Today, the company only sells the “solar-plus-storage” systems in Puerto Rico.
“We’ve been committed to Puerto Rico since our first customer in 2013, and we’re committed to continuing to do just that,” Smith said.
John Rodríguez, a retired U.S. Army sergeant from Las Piedras, about 30 miles southeast of San Juan, said he also was surprised when his Sunnova system didn’t work after Hurricane Maria.
He pays about $250 a month, including $182 to Sunnova, in a bill that increases each year, and another $3 a month to PREPA, he said.
“I am paying more for power even though my energy consumption … has remained the same,” Rodriguez said.

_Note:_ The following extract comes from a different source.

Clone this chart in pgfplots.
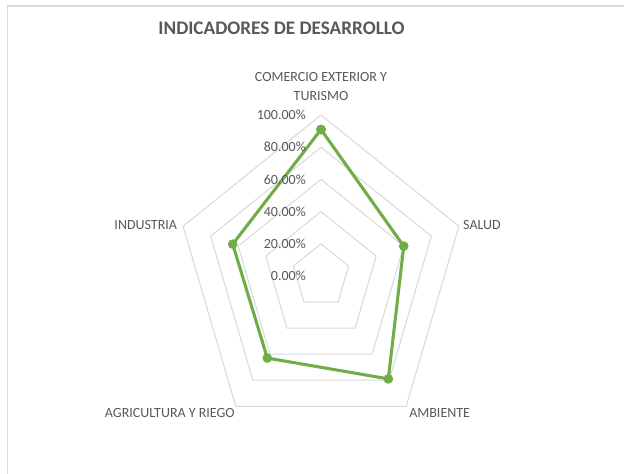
\documentclass[border=0pt]{standalone}
\usepackage{pgfplots}
\pgfplotsset{compat=1.18}
\usepackage{fontspec}
\setmainfont{Carlito}
\definecolor{txt}{HTML}{595959}
\definecolor{grd}{HTML}{D9D9D9}
\definecolor{grn}{HTML}{70AD47}
\begin{document}
\begin{tikzpicture}[x=1pt,y=1pt]
\useasboundingbox (-240.75,-148.5) rectangle (227.25,207);
\fill[white] (-240.75,-148.5) rectangle (227.25,207);
\draw[grd, line width=0.9pt] (-235.1,-148.5) -- (-235.1,202.5) -- (227.25,202.5);
\begin{axis}[x=1.0875pt, y=1.2075pt, anchor=origin, at={(0pt,0pt)}, hide axis,
  xmin=-100, xmax=100, ymin=-100, ymax=100, clip=false]
\foreach \r in {20,40,60,80,100}{
  \edef\temp{\noexpand\addplot[grd, line width=0.75pt, data cs=polar, forget plot] coordinates {(90,\r) (18,\r) (-54,\r) (-126,\r) (162,\r) (90,\r)};}
  \temp
}
\addplot[grn, line width=2.3pt, line join=round, mark=*, mark size=3.3pt,
  mark options={solid, fill=grn, draw=grn, line width=0.6pt}, data cs=polar]
  coordinates {(90,91) (18,60) (-54,79) (-126,63) (162,64) (90,91)};
\foreach \v/\l in {0/0.00,20/20.00,40/40.00,60/60.00,80/80.00,100/100.00}{
  \edef\temp{\noexpand\node[anchor=east, inner sep=0pt, text=txt, font=\noexpand\fontsize{10.5}{12}\noexpand\selectfont] at (axis cs:-10.3,\v) {\l\noexpand\%};}
  \temp
}
\node[align=center, text=txt, inner sep=0pt, font=\fontsize{10.5}{13.7}\selectfont] at (axis cs:0,117.7) {COMERCIO EXTERIOR Y\\TURISMO};
\node[anchor=west, text=txt, inner sep=0pt, font=\fontsize{10.5}{12}\selectfont] at (axis cs:97.9,31.7) {SALUD};
\node[anchor=east, text=txt, inner sep=0pt, font=\fontsize{10.5}{12}\selectfont] at (axis cs:-99.1,31.7) {INDUSTRIA};
\node[anchor=east, text=txt, inner sep=0pt, font=\fontsize{10.5}{12}\selectfont] at (axis cs:-59.3,-85.1) {AGRICULTURA Y RIEGO};
\node[anchor=west, text=txt, inner sep=0pt, font=\fontsize{10.5}{12}\selectfont] at (axis cs:60.7,-85.1) {AMBIENTE};
\node[text=txt, inner sep=0pt, font=\bfseries\fontsize{14.4}{17}\selectfont] at (axis cs:-27.2,154) {INDICADORES DE DESARROLLO};
\end{axis}
\end{tikzpicture}
\end{document}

He said Sunnova officials offered him batteries that would allow him to keep his lights on even if the grid goes down for an extra $100 a month for 10 years, but it’s an added cost he’s unwilling to take on.
“Basically, I am not ready for the next hurricane,” he said. “I will need to use a fuel-powered generator if the power goes out”.
Sunnova’s rush to corner the residential solar market in Puerto Rico misled customers and installed systems vulnerable to storms, said Cecilio Ortiz García, of the National Institute for Energy and Island Sustainability at the University of Puerto Rico. It also created a private monopoly that will slow efforts to transform Puerto Rico into a solar, energy-independent island, he said.
Competition between solar providers is key because it lowers costs, improves quality and makes renewable energy more accessible to more homes, Ortiz said.
For now, the future of grid-tied solar homes in Puerto Rico rests largely in the hands of Sunnova.
“Their market model was not optimizing for energy independence,” Ortiz said. “We basically traded one monopoly for another.”